Here poor Shelley saw his friends settled in their apartments, and took his leave for ever! Here they spent their time in the manner which has been made so well known by the Life and Letters of Lord Byron,-talking or reading till afternoon in the house; then riding out to a wood or a vineyard, and firing pistols, after which they would occasionally alight at a peasant's cottage, and eat figs in the shade-returning to dinner. "In the evening," observes Mr. Hunt, "I seldom saw Byron. He recreated himself in the balcony, or with a book; and at night, when I went to bed, he was just thinking of setting to work with Don Juan."

In the autumn they left Pisa for Genoa; and in their way visited the deserted house of Shelley. Wild as the place is, it now seemed additionally so. It was melancholy, its rooms empty, and its garden neglected. "The sea fawned upon the shore, as though it could do no harm."

Genoa now became, as it would appear, the residence of Leigh Hunt for the greater part of the time that he continued in Italy, for he describes himself as quitting it for Florence, three years afterwards. Mrs. Shelley had preceded them thither, and had furnished houses both for herself and Lord Byron, in the village of Albaro. With her they took up their residence in the Casa Negroto. There were forty rooms in it, some of them such as would be considered splendid in England, and all neat and new, with borders and arabesques. The balcony and staircase were of marble; and there was a little flower garden. The rent was twenty pounds a-year. Byron

paid for his twenty-four pounds. It was called the Casa Saluzzi, was older and more imposing, with rooms in still greater plenty, and a good piece of ground. Mr. Hunt describes himself as passing a melancholy time at Albaro, walking about the stony alleys, and thinking of Shelley. Here the first number of that unfortunate publication, The Liberal, reached them; here they prepared the few numbers which succeeded it, and here the coldness between Byron and Hunt grew to its height, and they parted.
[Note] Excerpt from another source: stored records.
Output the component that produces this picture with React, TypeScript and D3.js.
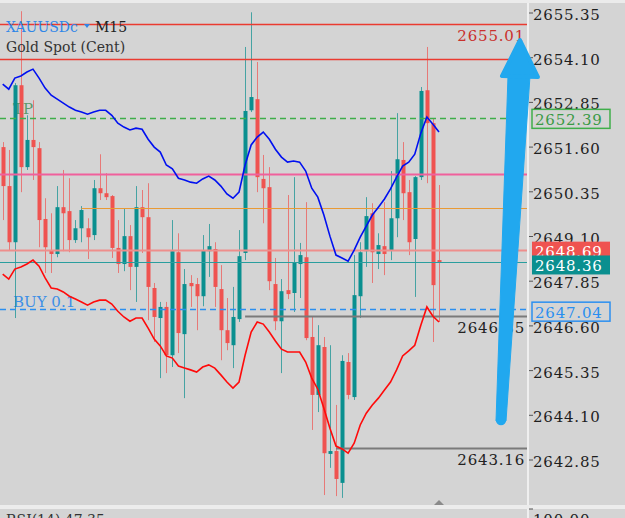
import { useEffect, useRef } from "react";
import * as d3 from "d3";

// M15 candles (oldest first)
const opens = [
  2651.6, 2650.51, 2648.94, 2653.33, 2651.04, 2651.8, 2651.57, 2649.59, 2648.72, 2648.61,
  2649.92, 2649.81, 2649.0, 2649.33, 2649.33, 2649.14, 2650.45, 2650.31, 2650.23, 2648.78,
  2648.33, 2649.11, 2648.25, 2649.92, 2649.64, 2647.66, 2646.82, 2647.13, 2645.78, 2648.66,
  2646.37, 2647.8, 2647.77, 2647.43, 2648.69, 2648.75, 2647.63, 2646.48, 2646.06, 2646.79,
  2648.64, 2652.63, 2652.94, 2650.71, 2650.48, 2647.77, 2646.73, 2647.6, 2647.52, 2648.33,
  2648.52, 2646.29, 2644.67, 2646.01, 2643.02, 2643.1, 2642.21, 2645.59, 2644.61, 2647.43,
  2648.69, 2649.75, 2648.61, 2648.83, 2648.72, 2649.61, 2651.24, 2650.34, 2649.03, 2650.76,
  2653.19, 2652.27, 2648.44,
];
const highs = [
  2651.74, 2651.52, 2653.39, 2655.4, 2652.49, 2652.91, 2651.74, 2650.17, 2649.75, 2650.51,
  2650.96, 2650.73, 2649.56, 2649.95, 2649.61, 2650.68, 2651.4, 2650.87, 2650.26, 2649.56,
  2649.87, 2649.42, 2650.51, 2650.4, 2650.59, 2647.8, 2647.27, 2647.27, 2649.56, 2649.19,
  2648.19, 2648.02, 2647.94, 2649.14, 2649.45, 2648.94, 2648.3, 2647.38, 2647.69, 2649.28,
  2654.4, 2655.37, 2653.98, 2651.38, 2651.04, 2648.5, 2647.91, 2650.26, 2650.76, 2648.92,
  2650.06, 2646.87, 2646.62, 2646.29, 2646.06, 2644.39, 2645.78, 2645.84, 2648.58, 2648.94,
  2650.2, 2650.03, 2649.19, 2650.06, 2650.93, 2652.55, 2651.74, 2650.68, 2650.79, 2653.28,
  2654.4, 2652.41, 2650.54,
];
const lows = [
  2649.56, 2648.72, 2646.82, 2650.34, 2650.96, 2650.68, 2648.8, 2648.08, 2648.08, 2648.52,
  2648.69, 2648.66, 2648.92, 2648.94, 2648.47, 2649.0, 2650.12, 2650.12, 2648.5, 2648.08,
  2648.13, 2647.6, 2647.27, 2648.64, 2646.76, 2646.15, 2645.14, 2645.28, 2645.45, 2645.84,
  2644.58, 2647.13, 2646.48, 2647.15, 2647.97, 2647.13, 2645.64, 2645.92, 2645.42, 2646.71,
  2648.44, 2652.58, 2650.34, 2649.47, 2647.6, 2646.48, 2645.28, 2647.35, 2646.99, 2647.38,
  2646.2, 2643.69, 2644.19, 2641.87, 2642.63, 2641.84, 2641.79, 2644.55, 2644.53, 2646.82,
  2648.25, 2647.8, 2648.19, 2648.02, 2648.44, 2649.08, 2649.56, 2648.58, 2647.41, 2650.68,
  2650.59, 2646.15, 2646.71,
];
const closes = [
  2650.51, 2648.94, 2653.33, 2651.04, 2651.8, 2651.6, 2649.56, 2648.8, 2648.61, 2649.92,
  2649.75, 2649.0, 2649.33, 2649.84, 2649.08, 2650.45, 2650.31, 2650.2, 2648.78, 2648.33,
  2649.11, 2648.25, 2649.92, 2649.64, 2647.69, 2646.85, 2647.13, 2645.78, 2648.69, 2646.4,
  2647.77, 2647.71, 2647.43, 2648.72, 2648.83, 2647.69, 2646.48, 2646.12, 2646.85, 2648.55,
  2652.61, 2653.0, 2650.76, 2650.45, 2647.85, 2646.73, 2647.57, 2647.49, 2648.36, 2648.58,
  2646.26, 2644.67, 2646.06, 2643.04, 2643.1, 2642.32, 2645.62, 2644.67, 2647.46, 2648.66,
  2649.67, 2648.66, 2648.86, 2648.61, 2649.61, 2651.26, 2650.31, 2648.94, 2650.76, 2653.17,
  2652.27, 2647.74, 2648.36,
];

// envelope bands (blue upper, red lower)
const upperBand = [
  2653.36, 2653.22, 2653.53, 2653.59, 2653.7, 2653.78, 2653.53, 2653.25, 2653.05, 2652.94,
  2652.83, 2652.72, 2652.63, 2652.58, 2652.52, 2652.58, 2652.63, 2652.63, 2652.49, 2652.27,
  2652.16, 2652.08, 2652.13, 2652.1, 2651.82, 2651.6, 2651.46, 2651.1, 2650.99, 2650.73,
  2650.68, 2650.62, 2650.59, 2650.71, 2650.79, 2650.68, 2650.51, 2650.29, 2650.17, 2650.34,
  2651.1, 2651.66, 2651.88, 2652.02, 2651.82, 2651.54, 2651.32, 2651.18, 2651.21, 2651.18,
  2650.93, 2650.45, 2650.2, 2649.7, 2649.11, 2648.58, 2648.5, 2648.41, 2648.72, 2649.08,
  2649.39, 2649.7, 2649.92, 2650.15, 2650.43, 2650.76, 2651.07, 2651.18, 2651.4, 2651.99,
  2652.44, 2652.24, 2652.02,
];
const lowerBand = [
  2648.05, 2647.91, 2648.19, 2648.25, 2648.33, 2648.44, 2648.27, 2647.94, 2647.66, 2647.63,
  2647.55, 2647.43, 2647.35, 2647.27, 2647.18, 2647.27, 2647.32, 2647.32, 2647.21, 2647.01,
  2646.85, 2646.73, 2646.82, 2646.82, 2646.54, 2646.23, 2646.04, 2645.76, 2645.7, 2645.48,
  2645.42, 2645.37, 2645.31, 2645.45, 2645.51, 2645.42, 2645.23, 2645.03, 2644.86, 2645.03,
  2645.78, 2646.43, 2646.71, 2646.65, 2646.43, 2646.18, 2645.95, 2645.87, 2645.87, 2645.87,
  2645.59, 2645.14, 2644.83, 2644.3, 2643.74, 2643.24, 2643.16, 2643.04, 2643.32, 2643.83,
  2644.16, 2644.39, 2644.58, 2644.81, 2645.03, 2645.37, 2645.76, 2645.9, 2646.06, 2646.62,
  2647.13, 2646.87, 2646.71,
];

const axisTicks = [
  2655.35, 2654.1, 2652.85, 2651.6, 2650.35, 2649.1, 2647.85, 2646.6, 2645.35, 2644.1, 2642.85,
];

// order / level lines
const stopLevels = [2655.01, 2654.04];
const tpPrice = 2652.39;
const pinkLevel = 2650.83;
const orangeLevel = 2649.86;
const orangeFrom = 13;
const askPrice = 2648.69;
const bidPrice = 2648.36;
const buyPrice = 2647.04;
const grayLevels = [2646.85, 2643.16];
const grayFrom = [40, 55];

const fmt = (v) => v.toFixed(2);

function GoldChart() {
  const ref = useRef(null);

  useEffect(() => {
    const width = 625;
    const height = 518;
    const plotRight = 527;
    const font = "DejaVu Serif";
    const bg = "#d4d4d4";
    const teal = "#0a8f8f";
    const red = "#ef5350";

    const x = d3.scaleLinear([0, opens.length - 1], [2.7, 439]);
    const y = d3.scaleLinear([2642.85, 2655.35], [460, 13]);

    const svg = d3
      .select(ref.current)
      .append("svg")
      .attr("width", width)
      .attr("height", height)
      .style("display", "block");

    svg.append("rect").attr("width", width).attr("height", height).attr("fill", bg);
    svg.append("rect").attr("width", width).attr("height", 3).attr("fill", "#ebebeb");

    // texts that sit under the candles
    svg
      .append("text")
      .attr("x", 13)
      .attr("y", 114)
      .attr("font-family", font)
      .attr("font-size", 15)
      .attr("fill", "#5b9a6b")
      .text("TP");

    svg
      .append("text")
      .attr("x", 13)
      .attr("y", 307)
      .attr("font-family", font)
      .attr("font-size", 15)
      .attr("fill", "#3d8fe6")
      .text("BUY 0.1");

    // candles
    const idx = d3.range(opens.length);
    const colorOf = (i) => (closes[i] >= opens[i] ? teal : red);

    svg
      .append("g")
      .selectAll("line")
      .data(idx)
      .join("line")
      .attr("x1", (i) => Math.round(x(i)) + 0.5)
      .attr("x2", (i) => Math.round(x(i)) + 0.5)
      .attr("y1", (i) => y(highs[i]))
      .attr("y2", (i) => y(lows[i]))
      .attr("stroke", colorOf)
      .attr("stroke-opacity", 0.7)
      .attr("stroke-width", 1);

    svg
      .append("g")
      .selectAll("rect")
      .data(idx)
      .join("rect")
      .attr("x", (i) => Math.round(x(i)) - 1.5)
      .attr("width", 4)
      .attr("y", (i) => y(Math.max(opens[i], closes[i])))
      .attr("height", (i) => Math.max(1.5, Math.abs(y(opens[i]) - y(closes[i]))))
      .attr("fill", colorOf);

    // horizontal levels
    const hline = (price, x0, color, w, dash) =>
      svg
        .append("line")
        .attr("x1", x0)
        .attr("x2", plotRight)
        .attr("y1", Math.round(y(price)) - 0.5)
        .attr("y2", Math.round(y(price)) - 0.5)
        .attr("stroke", color)
        .attr("stroke-width", w)
        .attr("stroke-dasharray", dash || null);

    stopLevels.forEach((p) => hline(p, 0, "#ea3b30", 1.5));
    hline(tpPrice, 0, "#3fae4a", 1.5, "6,4");
    hline(pinkLevel, 0, "#f0609c", 2);
    hline(orangeLevel, x(orangeFrom), "#e99a35", 1);
    hline(askPrice, 0, "#ee8e8c", 2);
    hline(bidPrice, 0, "#2a9e9e", 1);
    hline(buyPrice, 0, "#2b8ff0", 1.5, "6,4");
    grayLevels.forEach((p, k) => hline(p, x(grayFrom[k]), "#7a7a7a", 2));

    // bands
    const band = d3
      .line()
      .x((d, i) => x(i))
      .y((d) => y(d));

    svg
      .append("path")
      .attr("d", band(upperBand))
      .attr("fill", "none")
      .attr("stroke", "#0010f0")
      .attr("stroke-width", 1.6);

    svg
      .append("path")
      .attr("d", band(lowerBand))
      .attr("fill", "none")
      .attr("stroke", "#ff0a0a")
      .attr("stroke-width", 1.6);

    // level labels inside the plot
    const levelLabel = (price, color) =>
      svg
        .append("text")
        .attr("x", 525)
        .attr("y", y(price) + 16)
        .attr("text-anchor", "end")
        .attr("font-family", font)
        .attr("font-size", 15)
        .attr("letter-spacing", 0.8)
        .attr("fill", color)
        .text(fmt(price));

    levelLabel(stopLevels[0], "#c9302c");
    grayLevels.forEach((p) => levelLabel(p, "#222"));

    // price axis
    svg
      .append("line")
      .attr("x1", plotRight + 1)
      .attr("x2", plotRight + 1)
      .attr("y1", 3)
      .attr("y2", height)
      .attr("stroke", "#efefef")
      .attr("stroke-width", 2);

    const ticks = svg.append("g");
    ticks
      .selectAll("line")
      .data(axisTicks)
      .join("line")
      .attr("x1", plotRight + 2)
      .attr("x2", plotRight + 6)
      .attr("y1", (d) => y(d))
      .attr("y2", (d) => y(d))
      .attr("stroke", "#555");
    ticks
      .selectAll("text")
      .data(axisTicks)
      .join("text")
      .attr("x", 533)
      .attr("y", (d) => y(d) + 7)
      .attr("font-family", font)
      .attr("font-size", 15)
      .attr("letter-spacing", 0.8)
      .attr("fill", "#1e1e1e")
      .text(fmt);

    // axis tags
    const tag = (price, fill, stroke, textColor, dy) => {
      const cy = y(price) + dy;
      svg
        .append("rect")
        .attr("x", 532)
        .attr("y", cy - 9.5)
        .attr("width", 78)
        .attr("height", 19)
        .attr("fill", fill)
        .attr("stroke", stroke || "none")
        .attr("stroke-width", 1.5);
      svg
        .append("text")
        .attr("x", 535)
        .attr("y", cy + 6)
        .attr("font-family", font)
        .attr("font-size", 15)
        .attr("letter-spacing", 0.8)
        .attr("fill", textColor)
        .text(fmt(price));
    };

    tag(tpPrice, bg, "#3fae4a", "#3a9a45", 0);
    tag(askPrice, red, null, "#fff", 0);
    tag(bidPrice, teal, null, "#fff", 2);
    tag(buyPrice, bg, "#2b8ff0", "#2b8ff0", 1.5);

    // lower window separator
    svg.append("rect").attr("y", 505).attr("width", width).attr("height", 4).attr("fill", "#ececec");
    svg
      .append("path")
      .attr("d", "M434,505 L444,505 L439,500 Z")
      .attr("fill", "#8a8a8a");
    svg
      .append("line")
      .attr("x1", plotRight + 2)
      .attr("x2", plotRight + 6)
      .attr("y1", 509)
      .attr("y2", 509)
      .attr("stroke", "#555");
    svg
      .append("text")
      .attr("x", 533)
      .attr("y", 525)
      .attr("font-family", font)
      .attr("font-size", 15)
      .attr("letter-spacing", 0.8)
      .attr("fill", "#1e1e1e")
      .text("100.00");
    svg
      .append("text")
      .attr("x", 6)
      .attr("y", 525)
      .attr("font-family", font)
      .attr("font-size", 14)
      .attr("fill", "#333")
      .text("RSI(14) 47.35");

    // title
    svg
      .append("text")
      .attr("x", 6)
      .attr("y", 32)
      .attr("font-family", font)
      .attr("font-size", 14)
      .attr("fill", "#2f86e8")
      .text("XAUUSDc");
    svg.append("path").attr("d", "M84,24 L90,24 L87,28 Z").attr("fill", "#2f86e8");
    svg
      .append("text")
      .attr("x", 95)
      .attr("y", 32)
      .attr("font-family", font)
      .attr("font-size", 14)
      .attr("fill", "#222")
      .text("M15");
    svg
      .append("text")
      .attr("x", 6)
      .attr("y", 52)
      .attr("font-family", font)
      .attr("font-size", 14)
      .attr("fill", "#333")
      .text("Gold Spot (Cent)");

    // hand-drawn arrow
    const arrow = svg.append("g").attr("fill", "#21a8ef").attr("stroke", "#21a8ef");
    arrow
      .append("path")
      .attr("d", "M508,76 L530,76 L506,421 L496,421 Z")
      .attr("stroke-width", 1);
    arrow.append("circle").attr("cx", 501).attr("cy", 420).attr("r", 5.2).attr("stroke", "none");
    arrow
      .append("path")
      .attr("d", "M520,40 L502,76 L538,77 Z")
      .attr("stroke-width", 4)
      .attr("stroke-linejoin", "round");

    return () => {
      d3.select(ref.current).select("svg").remove();
    };
  }, []);

  return <div ref={ref} style={{ position: "fixed", left: 0, top: 0 }}></div>;
}

export default function App() {
  return <GoldChart />;
}
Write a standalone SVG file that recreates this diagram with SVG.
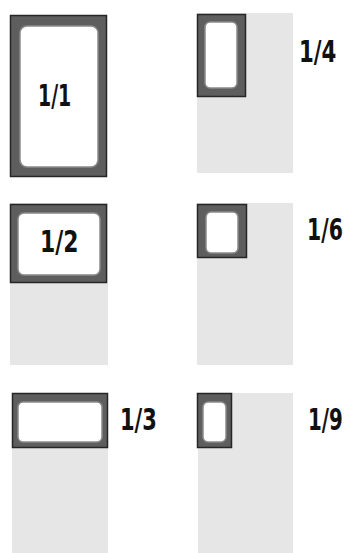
<svg xmlns="http://www.w3.org/2000/svg" width="347" height="553" viewBox="0 0 347 553">
<style>
.bg{fill:#e6e6e6}
.frame{fill:#5e5e5e;stroke:#262626;stroke-width:1.5}
.inner{fill:#ffffff;stroke:#8a8a8a;stroke-width:1.5}
.lbl{font-family:"DejaVu Sans","Liberation Sans",sans-serif;font-weight:bold;font-size:30px;fill:#111}
</style>
<rect width="347" height="553" fill="#ffffff"/>
<g id="pan-1-1">
<rect class="frame" x="10.5" y="15.5" width="96" height="161"/>
<rect class="inner" x="20" y="26" width="78" height="141" rx="7"/>
<text class="lbl" transform="translate(38,106) scale(0.63,1)" font-size="34">1/1</text>
</g>
<g id="pan-1-4">
<rect class="bg" x="197" y="13" width="96" height="160"/>
<rect class="frame" x="197.5" y="14.5" width="48" height="82"/>
<rect class="inner" x="205" y="22" width="32" height="66" rx="5"/>
<text class="lbl" transform="translate(299,62) scale(0.71,1)">1/4</text>
</g>
<g id="pan-1-2">
<rect class="bg" x="10" y="203" width="98" height="162"/>
<rect class="frame" x="10.5" y="204.5" width="96" height="78"/>
<rect class="inner" x="18" y="213" width="82" height="62" rx="6"/>
<text class="lbl" transform="translate(40,252) scale(0.73,1)">1/2</text>
</g>
<g id="pan-1-6">
<rect class="bg" x="197" y="203" width="96" height="162"/>
<rect class="frame" x="197.5" y="204.5" width="49" height="53"/>
<rect class="inner" x="206" y="212" width="32" height="41" rx="5"/>
<text class="lbl" transform="translate(307,240) scale(0.68,1)">1/6</text>
</g>
<g id="pan-1-3">
<rect class="bg" x="12" y="393" width="96" height="160"/>
<rect class="frame" x="12.5" y="393.5" width="95" height="54"/>
<rect class="inner" x="18" y="402" width="84" height="40" rx="5"/>
<text class="lbl" transform="translate(120,430) scale(0.70,1)">1/3</text>
</g>
<g id="pan-1-9">
<rect class="bg" x="198" y="393" width="95" height="160"/>
<rect class="frame" x="197.5" y="393.5" width="34" height="54"/>
<rect class="inner" x="203" y="402" width="23" height="40" rx="5"/>
<text class="lbl" transform="translate(308,430) scale(0.66,1)">1/9</text>
</g>
<g id="connectors"/>
</svg>
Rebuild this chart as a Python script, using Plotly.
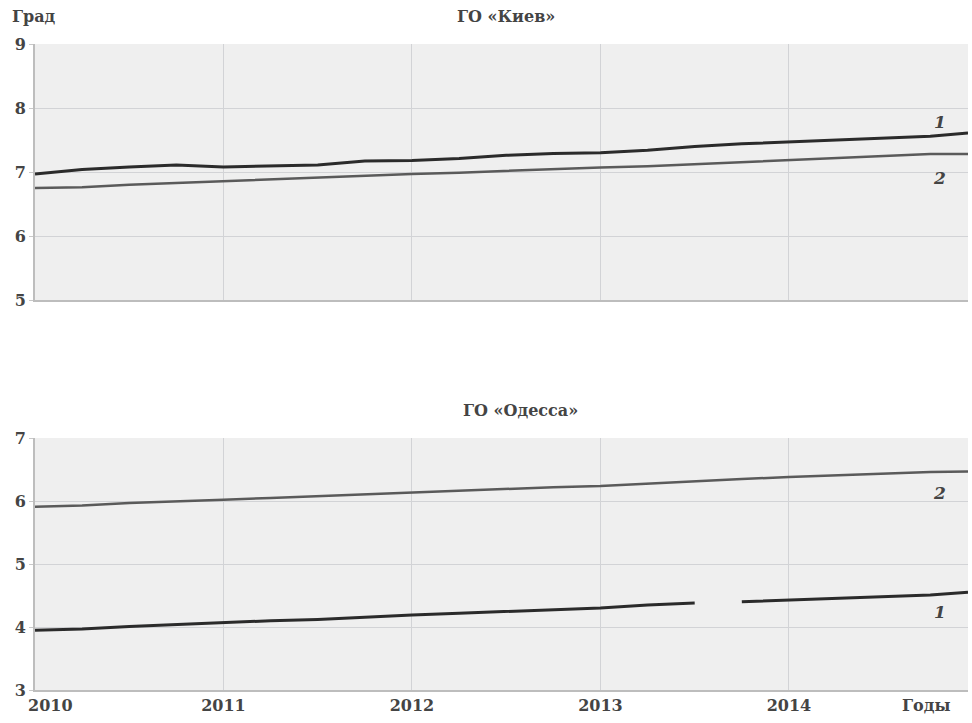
import plotly.graph_objects as go

# ---- data ----
years = [2010.00, 2010.25, 2010.50, 2010.75, 2011.00, 2011.25, 2011.50, 2011.75,
         2012.00, 2012.25, 2012.50, 2012.75, 2013.00, 2013.25, 2013.50, 2013.75,
         2014.00, 2014.25, 2014.50, 2014.75, 2014.95]

kiev_1 = [6.97, 7.04, 7.08, 7.11, 7.08, 7.10, 7.11, 7.17, 7.18, 7.21, 7.26,
          7.29, 7.30, 7.34, 7.40, 7.44, 7.47, 7.49, 7.52, 7.56, 7.61]
kiev_2 = [6.75, 6.76, 6.80, 6.83, 6.86, 6.88, 6.91, 6.94, 6.97, 6.99, 7.02,
          7.05, 7.07, 7.09, 7.12, 7.16, 7.19, 7.21, 7.24, 7.28, 7.28]

odessa_2 = [5.91, 5.93, 5.97, 5.99, 6.02, 6.05, 6.08, 6.11, 6.14, 6.17, 6.20,
            6.22, 6.24, 6.28, 6.31, 6.35, 6.38, 6.41, 6.44, 6.46, 6.47]

odessa_1_years = [2010.00, 2010.25, 2010.50, 2010.75, 2011.00, 2011.25, 2011.50,
                  2011.75, 2012.00, 2012.25, 2012.50, 2012.75, 2013.00, 2013.25,
                  2013.50, 2013.62, 2013.75, 2014.00, 2014.25, 2014.50, 2014.75,
                  2014.95]
odessa_1 = [3.95, 3.97, 4.01, 4.04, 4.08, 4.10, 4.12, 4.16, 4.19, 4.22, 4.25,
            4.28, 4.30, 4.35, 4.38, None, 4.40, 4.43, 4.46, 4.49, 4.51, 4.55]

year_ticks = [2010, 2011, 2012, 2013, 2014]
year_labels = ["2010", "2011", "2012", "2013", "2014"]
kiev_ticks = [5, 6, 7, 8, 9]
odessa_ticks = [3, 4, 5, 6, 7]

FONT = "DejaVu Serif"
TXT = "#444444"

def bold(labels):
    return ["<b>%s</b>" % l for l in labels]

fig = go.Figure()
fig.add_trace(go.Scatter(x=years, y=kiev_1, mode="lines", xaxis="x2", yaxis="y2",
                         line=dict(color="#2b2b2b", width=3)))
fig.add_trace(go.Scatter(x=years, y=kiev_2, mode="lines", xaxis="x2", yaxis="y2",
                         line=dict(color="#5a5a5a", width=2.5)))
fig.add_trace(go.Scatter(x=years, y=odessa_2, mode="lines", xaxis="x", yaxis="y",
                         line=dict(color="#5a5a5a", width=2.5)))
fig.add_trace(go.Scatter(x=odessa_1_years, y=odessa_1, mode="lines", xaxis="x", yaxis="y",
                         line=dict(color="#2b2b2b", width=3), connectgaps=False))

xrange = [2010, 2014.95]
axis_common = dict(showgrid=True, gridcolor="#d2d3d6", gridwidth=1,
                   showline=True, linecolor="#bdbdbd", linewidth=2,
                   zeroline=False,
                   tickfont=dict(family=FONT, size=16, color=TXT))

fig.update_layout(
    width=972, height=723,
    margin=dict(l=35, r=4, t=44, b=33),
    paper_bgcolor="white", plot_bgcolor="#efefef",
    showlegend=False,
    xaxis=dict(axis_common, range=xrange, tickvals=year_ticks[1:],
               ticktext=bold(year_labels[1:]), anchor="y", domain=[0, 1]),
    yaxis=dict(axis_common, range=[3, 7], tickvals=odessa_ticks,
               ticktext=bold([str(v) for v in odessa_ticks]), domain=[0, 0.390],
               anchor="x", ticks="outside", ticklen=4, tickcolor="#c8c8c8"),
    xaxis2=dict(axis_common, range=xrange, tickvals=year_ticks, showticklabels=False,
                anchor="y2", domain=[0, 1], matches="x"),
    yaxis2=dict(axis_common, range=[5, 9], tickvals=kiev_ticks,
                ticktext=bold([str(v) for v in kiev_ticks]), domain=[0.6037, 1],
                anchor="x2", ticks="outside", ticklen=4, tickcolor="#c8c8c8"),
)

fig.add_annotation(text="<b>Град</b>", xref="paper", yref="paper", x=-0.027, y=1.042,
                   xanchor="left", yanchor="middle", showarrow=False,
                   font=dict(family=FONT, size=16, color=TXT))
fig.add_annotation(text="<b>ГО «Киев»</b>", xref="paper", yref="paper", x=0.505, y=1.042,
                   xanchor="center", yanchor="middle", showarrow=False,
                   font=dict(family=FONT, size=16, color=TXT))
fig.add_annotation(text="<b>ГО «Одесса»</b>", xref="paper", yref="paper", x=0.52, y=0.432,
                   xanchor="center", yanchor="middle", showarrow=False,
                   font=dict(family=FONT, size=16, color=TXT))
fig.add_annotation(text="<b>2010</b>", xref="x", yref="paper", x=2010, y=0,
                   xanchor="center", yanchor="top", yshift=-4, xshift=15, showarrow=False,
                   font=dict(family=FONT, size=16, color=TXT))
fig.add_annotation(text="<b>Годы</b>", xref="paper", yref="paper", x=0.955, y=0,
                   xanchor="center", yanchor="top", yshift=-4, showarrow=False,
                   font=dict(family=FONT, size=16, color=TXT))
# line labels
for txt, xv, yv, xa, ya in [("1", 2014.8, 7.78, "x2", "y2"), ("2", 2014.8, 6.9, "x2", "y2"),
                            ("2", 2014.8, 6.13, "x", "y"), ("1", 2014.8, 4.24, "x", "y")]:
    fig.add_annotation(text="<b><i>%s</i></b>" % txt, xref=xa, yref=ya, x=xv, y=yv,
                       showarrow=False, font=dict(family=FONT, size=17, color=TXT))

fig.write_html("out.html")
We next, and lastly, find Mr. Hunt at Florence. He then says:"Agreeably to our old rustic propensities, we did not stop long in the city. We left Santa Croce to live at Maiano, a village on the slope of one of the Fiesolan hills, about two miles off. I passed there a very disconsolate time; yet the greatest comfort I experienced in Italy was from being in that neighbourhood, and thinking, as I went about, of Boccaccio. Boccaccio's father had a house at Maiano, supposed to have been situated at the Fiesolan extremity of the hamlet. That divine writer, whose sensibility outweighed his levity a hundred-fold-as a divine face is oftener serious than it is merry—was so fond of the place, that he not only laid the two scenes of the Decamerone on each side of it, with the valley his company resorted to in the middle, but has made the two little streams that embrace Maiano, the Affrico and the Mensola, the hero and heroine of his Nimphale Fiesolano. A lover and his vestal mistress are changed into them, after the fashion of Ovid. The scene of another of his works is on the banks of the Mugnone, a river a little distant; and the Decamerone is full of the neighbouring villages. Out of the windows of one side of our house, we saw the turret of the Villa Gherardi, to which his 'joyous company' resorted in the first instance; a house belonging to the Macchiavelli was nearer, a little on the left; and farther to the left, amongst the blue hills, was the white village of Settignano, where Michael Angelo was born. The house is still remaining in the possession of the family. From our windows on the other side, we saw, close to us, the Fiesole of antiquity and of Milton, the site of the Boccaccio house before mentioned still closer, the Valley of Ladies at our feet; and we looked towards the quarter of the Mugnone, and of a house of Dante, and in the distance beheld the mountains of Pistoia. Lastly, from the terrace in front, Florence lay clear and cathedraled before us, with the scene of Redi's Bacchus rising on the other side of it, and the villa of Arcetri, illustrious for Galileo.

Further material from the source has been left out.